Share, don't preach, the lifestyle
Though Paltrow’s somewhat bossy cool-girl approach grates on some, these celebrities by and large have presented their retail efforts as an invitation to an exclusive club or a gathering of like-minded individuals, rather than a system of preachy “shoulds” that Martha Stewart’s fans were subjected to — and, for a while at least — actually wanted and appreciated.
That, no doubt, comes from the democratic power just about everyone enjoys thanks to the web. On Pinterest, Instagram, even Facebook, not to mention all kinds of blogs, the consumer can also be the curator; the follower can also lead — in general, participation is power.

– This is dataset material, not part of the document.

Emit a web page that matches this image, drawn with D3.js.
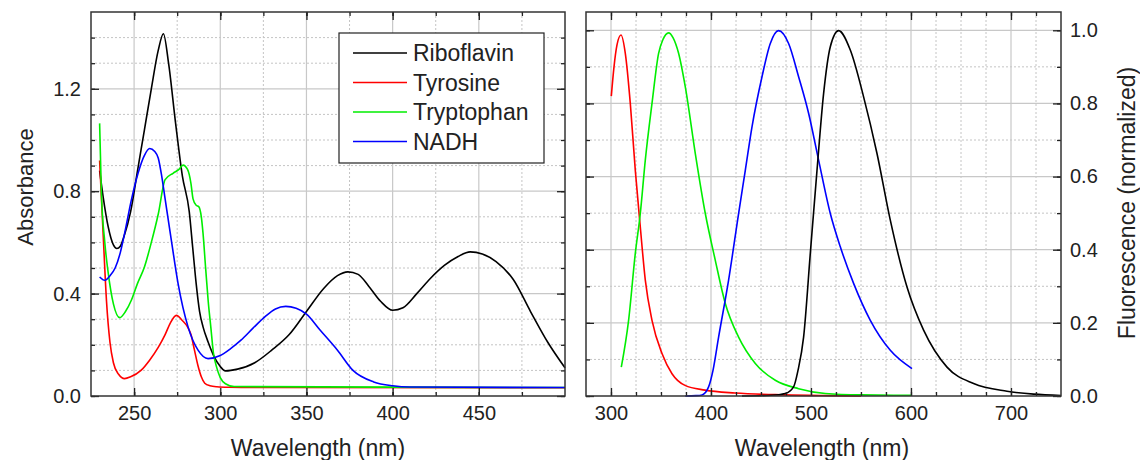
<!DOCTYPE html>
<html>
<head>
<meta charset="utf-8">
<script src="https://cdn.jsdelivr.net/npm/d3@7"></script>
<style>
  body { margin: 0; background: #fff; }
  svg { font-family: "Liberation Sans", Arial, Helvetica, sans-serif; }
  .tick text { fill: #222; }
</style>
</head>
<body>
<div id="chart"></div>
<script>
// ---- absorbance spectra (left panel) ----
const riboAbsNm  = [230, 232, 235, 238, 240, 242, 244, 248, 252, 256, 260, 264, 267, 270, 274, 278, 282, 284, 286, 288, 290, 293, 296, 300, 303, 310, 320, 330, 340, 350, 360, 368, 374, 380, 386, 393, 400, 406, 414, 422, 430, 438, 445, 452, 460, 470, 480, 490, 500];
const riboAbs    = [0.88, 0.78, 0.66, 0.59, 0.576, 0.585, 0.62, 0.72, 0.88, 1.04, 1.20, 1.35, 1.415, 1.30, 1.07, 0.86, 0.72, 0.58, 0.44, 0.33, 0.27, 0.21, 0.16, 0.115, 0.098, 0.105, 0.13, 0.18, 0.24, 0.33, 0.42, 0.47, 0.485, 0.475, 0.43, 0.37, 0.335, 0.345, 0.40, 0.46, 0.51, 0.545, 0.563, 0.555, 0.525, 0.455, 0.33, 0.21, 0.11];

const tyrAbsNm   = [230, 232, 234, 236, 238, 241, 244.5, 248, 254, 259, 264, 268, 271, 274.5, 278, 281, 283, 285, 287, 289, 291, 294, 298, 305, 320, 500];
const tyrAbs     = [0.92, 0.64, 0.37, 0.21, 0.13, 0.085, 0.068, 0.075, 0.10, 0.14, 0.19, 0.24, 0.285, 0.315, 0.295, 0.27, 0.24, 0.18, 0.12, 0.075, 0.05, 0.04, 0.036, 0.034, 0.033, 0.032];

const trpAbsNm   = [230, 231, 233, 235, 238, 241.7, 245, 248.4, 252, 256, 260, 264, 268, 272.6, 276, 278.4, 281, 283, 284.2, 286, 287.5, 289, 290, 291.5, 293, 294.5, 296, 298, 300, 303, 308, 500];
const trpAbs     = [1.065, 0.80, 0.60, 0.48, 0.36, 0.306, 0.33, 0.374, 0.44, 0.504, 0.60, 0.71, 0.845, 0.87, 0.885, 0.902, 0.885, 0.83, 0.77, 0.745, 0.74, 0.70, 0.635, 0.50, 0.37, 0.27, 0.17, 0.11, 0.072, 0.048, 0.037, 0.033];

const nadhAbsNm  = [230, 233, 236, 239, 242, 244.5, 248.4, 252.3, 256, 259, 262, 264, 266, 268, 271.6, 275.5, 281.3, 287.1, 292.9, 300, 306, 312, 319, 326, 332, 338, 344, 350, 358, 368, 377, 389, 400, 410, 500];
const nadhAbs    = [0.465, 0.452, 0.47, 0.50, 0.56, 0.635, 0.765, 0.87, 0.94, 0.967, 0.955, 0.93, 0.86, 0.77, 0.609, 0.44, 0.27, 0.179, 0.146, 0.158, 0.185, 0.218, 0.265, 0.31, 0.34, 0.35, 0.343, 0.32, 0.257, 0.179, 0.10, 0.055, 0.04, 0.035, 0.033];

// ---- fluorescence spectra (right panel), normalized ----
const tyrFlNm    = [300.3, 303, 306, 310, 314.3, 319.3, 324.3, 329.3, 334.3, 341, 351, 361, 374, 394, 424, 474, 520, 550];
const tyrFl      = [0.82, 0.90, 0.96, 0.987, 0.937, 0.80, 0.617, 0.462, 0.317, 0.207, 0.116, 0.061, 0.029, 0.016, 0.008, 0.003, 0.001, 0.0];

const trpFlNm    = [310.3, 317.6, 324.3, 329.3, 334.3, 341, 347.6, 352, 357.6, 362, 367.6, 374.3, 384.3, 394.3, 404.3, 414.3, 427.6, 444.3, 464.3, 487.6, 514.3, 550, 600];
const trpFl      = [0.079, 0.207, 0.39, 0.499, 0.645, 0.80, 0.937, 0.975, 0.993, 0.98, 0.937, 0.845, 0.663, 0.499, 0.371, 0.253, 0.161, 0.089, 0.043, 0.02, 0.007, 0.003, 0.002];

const nadhFlNm   = [374.3, 385, 391, 397.6, 402, 407.6, 417.6, 427.6, 434.3, 441, 451, 459.3, 467.6, 477.6, 487.6, 497.6, 507.6, 519.3, 529.3, 542.6, 559.3, 579.3, 601];
const nadhFl     = [0.0, 0.001, 0.003, 0.025, 0.07, 0.161, 0.317, 0.499, 0.617, 0.736, 0.873, 0.964, 0.999, 0.964, 0.873, 0.773, 0.645, 0.499, 0.408, 0.308, 0.207, 0.125, 0.075];

const riboFlNm   = [431, 460, 474.3, 482.6, 487, 492.6, 499.3, 506, 512.6, 519.3, 527.6, 539.3, 552.6, 566, 579.3, 596, 612.6, 636, 662.6, 696, 722.6, 750];
const riboFl     = [0.0, 0.002, 0.007, 0.025, 0.07, 0.161, 0.39, 0.617, 0.827, 0.955, 0.999, 0.946, 0.818, 0.663, 0.481, 0.298, 0.18, 0.079, 0.034, 0.013, 0.005, 0.001];

const seriesNames  = ["Riboflavin", "Tyrosine", "Tryptophan", "NADH"];
const seriesColors = ["#000000", "#ff0000", "#00ee00", "#0000ff"];

// ---- tick values ----
const absXMajor = [250, 300, 350, 400, 450];
const absXMinor = [250, 275, 300, 325, 350, 375, 400, 425, 450, 475];
const absYMajor = [0.0, 0.4, 0.8, 1.2];
const absYMinor = [0.1, 0.2, 0.3, 0.5, 0.6, 0.7, 0.9, 1.0, 1.1, 1.3, 1.4];

const flXMajor = [300, 400, 500, 600, 700];
const flXMinor = [325, 350, 375, 425, 450, 475, 525, 550, 575, 625, 650, 675, 725];
const flYMajor = [0.0, 0.2, 0.4, 0.6, 0.8, 1.0];
const flYMinor = [0.1, 0.3, 0.5, 0.7, 0.9];

const svgWidth = 1140;
const svgHeight = 460;

const svg = d3.select("#chart").append("svg")
  .attr("width", svgWidth)
  .attr("height", svgHeight);

const zip = (xs, ys) => xs.map((x, i) => ({ x: x, y: ys[i] }));

function drawPanel(p) {
  const x = d3.scaleLinear().domain(p.xDomain).range([p.left, p.right]);
  const y = d3.scaleLinear().domain(p.yDomain).range([p.bottom, p.top]);
  const g = svg.append("g");

  // grid: solid at major, dotted at minor
  const grid = g.append("g");
  grid.selectAll(".vminor").data(p.xMinor.filter(v => !p.xMajor.includes(v))).enter()
    .append("line")
    .attr("x1", d => x(d)).attr("x2", d => x(d))
    .attr("y1", p.top).attr("y2", p.bottom)
    .attr("stroke", "#c4c4c4").attr("stroke-dasharray", "2,2");
  grid.selectAll(".hminor").data(p.yMinor).enter()
    .append("line")
    .attr("x1", p.left).attr("x2", p.right)
    .attr("y1", d => y(d)).attr("y2", d => y(d))
    .attr("stroke", "#c4c4c4").attr("stroke-dasharray", "2,2");
  grid.selectAll(".vmajor").data(p.xMajor).enter()
    .append("line")
    .attr("x1", d => x(d)).attr("x2", d => x(d))
    .attr("y1", p.top).attr("y2", p.bottom)
    .attr("stroke", "#c8c8c8").attr("stroke-width", 1.2);
  grid.selectAll(".hmajor").data(p.yMajor.filter(v => v > p.yDomain[0])).enter()
    .append("line")
    .attr("x1", p.left).attr("x2", p.right)
    .attr("y1", d => y(d)).attr("y2", d => y(d))
    .attr("stroke", "#c8c8c8").attr("stroke-width", 1.2);

  // spectra
  const line = d3.line()
    .x(d => x(d.x))
    .y(d => y(d.y))
    .curve(d3.curveMonotoneX);

  g.selectAll(".spectrum").data(p.series).enter()
    .append("path")
    .attr("class", "spectrum")
    .attr("fill", "none")
    .attr("stroke", d => d.color)
    .attr("stroke-width", 1.6)
    .attr("d", d => line(d.points));

  // ticks, inward on all four sides
  const allX = p.xMinor.concat(p.xMajor);
  const allY = p.yMinor.concat(p.yMajor);
  const addAxis = (axis, tx, ty) => {
    const a = g.append("g").attr("transform", `translate(${tx},${ty})`).call(axis);
    a.select(".domain").remove();
    a.selectAll(".tick line").attr("stroke", "#222").attr("stroke-width", 1.3);
    a.selectAll(".tick text").attr("font-size", 20);
    return a;
  };
  addAxis(d3.axisBottom(x).tickValues(allX).tickSize(-4).tickFormat(""), 0, p.bottom);
  addAxis(d3.axisBottom(x).tickValues(p.xMajor).tickSize(-8).tickPadding(10).tickFormat(d3.format("d")), 0, p.bottom);
  addAxis(d3.axisTop(x).tickValues(allX).tickSize(-4).tickFormat(""), 0, p.top);
  addAxis(d3.axisTop(x).tickValues(p.xMajor).tickSize(-8).tickFormat(""), 0, p.top);
  addAxis(d3.axisLeft(y).tickValues(allY).tickSize(-4).tickFormat(""), p.left, 0);
  addAxis(d3.axisRight(y).tickValues(allY).tickSize(-4).tickFormat(""), p.right, 0);
  addAxis(d3.axisLeft(y).tickValues(p.yMajor).tickSize(-8).tickPadding(p.yLabelSide === "left" ? 10 : 0)
    .tickFormat(p.yLabelSide === "left" ? d3.format(".1f") : ""), p.left, 0);
  addAxis(d3.axisRight(y).tickValues(p.yMajor).tickSize(-8).tickPadding(p.yLabelSide === "right" ? 9 : 0)
    .tickFormat(p.yLabelSide === "right" ? d3.format(".1f") : ""), p.right, 0);

  // frame
  g.append("rect")
    .attr("x", p.left).attr("y", p.top)
    .attr("width", p.right - p.left).attr("height", p.bottom - p.top)
    .attr("fill", "none").attr("stroke", "#333").attr("stroke-width", 1.5);

  return { x, y, g };
}

const absPanel = drawPanel({
  left: 91, right: 565, top: 12, bottom: 396,
  xDomain: [225, 500], yDomain: [0, 1.5],
  xMajor: absXMajor, xMinor: absXMinor, yMajor: absYMajor, yMinor: absYMinor,
  yLabelSide: "left",
  series: [
    { color: seriesColors[0], points: zip(riboAbsNm, riboAbs) },
    { color: seriesColors[1], points: zip(tyrAbsNm, tyrAbs) },
    { color: seriesColors[2], points: zip(trpAbsNm, trpAbs) },
    { color: seriesColors[3], points: zip(nadhAbsNm, nadhAbs) }
  ]
});

drawPanel({
  left: 586, right: 1061, top: 12, bottom: 396,
  xDomain: [275, 750], yDomain: [0, 1.05],
  xMajor: flXMajor, xMinor: flXMinor, yMajor: flYMajor, yMinor: flYMinor,
  yLabelSide: "right",
  series: [
    { color: seriesColors[1], points: zip(tyrFlNm, tyrFl) },
    { color: seriesColors[2], points: zip(trpFlNm, trpFl) },
    { color: seriesColors[3], points: zip(nadhFlNm, nadhFl) },
    { color: seriesColors[0], points: zip(riboFlNm, riboFl) }
  ]
});

// axis titles
svg.append("text")
  .attr("x", 318).attr("y", 456)
  .attr("text-anchor", "middle")
  .attr("font-size", 23).attr("fill", "#222")
  .text("Wavelength (nm)");

svg.append("text")
  .attr("x", 822).attr("y", 456)
  .attr("text-anchor", "middle")
  .attr("font-size", 23).attr("fill", "#222")
  .text("Wavelength (nm)");

svg.append("text")
  .attr("transform", "translate(33,187) rotate(-90)")
  .attr("text-anchor", "middle")
  .attr("font-size", 22).attr("fill", "#222")
  .text("Absorbance");

svg.append("text")
  .attr("transform", "translate(1135,203) rotate(-90)")
  .attr("text-anchor", "middle")
  .attr("font-size", 23).attr("fill", "#222")
  .text("Fluorescence (normalized)");

// legend
const legend = svg.append("g").attr("transform", "translate(339,33)");
legend.append("rect")
  .attr("width", 205).attr("height", 130)
  .attr("fill", "#fff").attr("stroke", "#222").attr("stroke-width", 1.2);

const rows = legend.selectAll(".row").data(seriesNames).enter()
  .append("g")
  .attr("transform", (d, i) => `translate(0,${20 + i * 29.5})`);

rows.append("line")
  .attr("x1", 14).attr("x2", 68)
  .attr("stroke", (d, i) => seriesColors[i])
  .attr("stroke-width", 1.6);

rows.append("text")
  .attr("x", 74).attr("y", 8)
  .attr("font-size", 23).attr("fill", "#222")
  .text(d => d);
</script>
</body>
</html>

Maintain a point of view, no matter the outlet
It’s no accident that these new sites have started in e-commerce, with some dabbling in brick-and-mortar. Paltrow has experimented with pop-up boutiques, DeGeneres plans to partner with third-party retailers, as Stewart did, and Witherspoon’s Draper James plans a physical flagship store in Nashville to open this fall.
The key to these sites is that they are able to maintain their point of view, while also preserving that participatory feeling. Some of them may be still figuring out some fundamentals, like what their ideal price points are. But to survive the parallel ridicule they often invite, not to mention the very real challenges of today’s retail environment, these celebrity brands must, above all, somehow maintain a sense of authenticity.
Stay authentic — but still keep a retail edge
Blake Lively, whose site Preserve is touted as a source for made-in-the-USA goods and all good things Americana, has become the poster child of the struggle to offer a clean, simple reason to buy things there, in part because Lively herself seems unsure of herself.
“I’m no editor, no artisan, no expert,” Lively wrote in a statement that has since been scrubbed from the site (but, of course, survives on the web). “And certainly no arbiter of what you should buy, wear, or eat. I am hungry, though… not just for enchiladas. I’m hungry for experience.”
That may actually be the most authentic statement of all of the statements coming from these would-be retailers. But it’s not much of a sales pitch.
“Blake’s statement is actually the most heartfelt, but the connection with the product falls through,” designer Erin Harp-LeForce told Digiday. “It comes off like she doesn’t know what she’s doing.”
That "connection with the product" is what all retailers are trying to forge with their customers. While celebrities may seem like they have an advantage in that department, the successful ones will probably have seasoned retail experts on board to give them the real edge.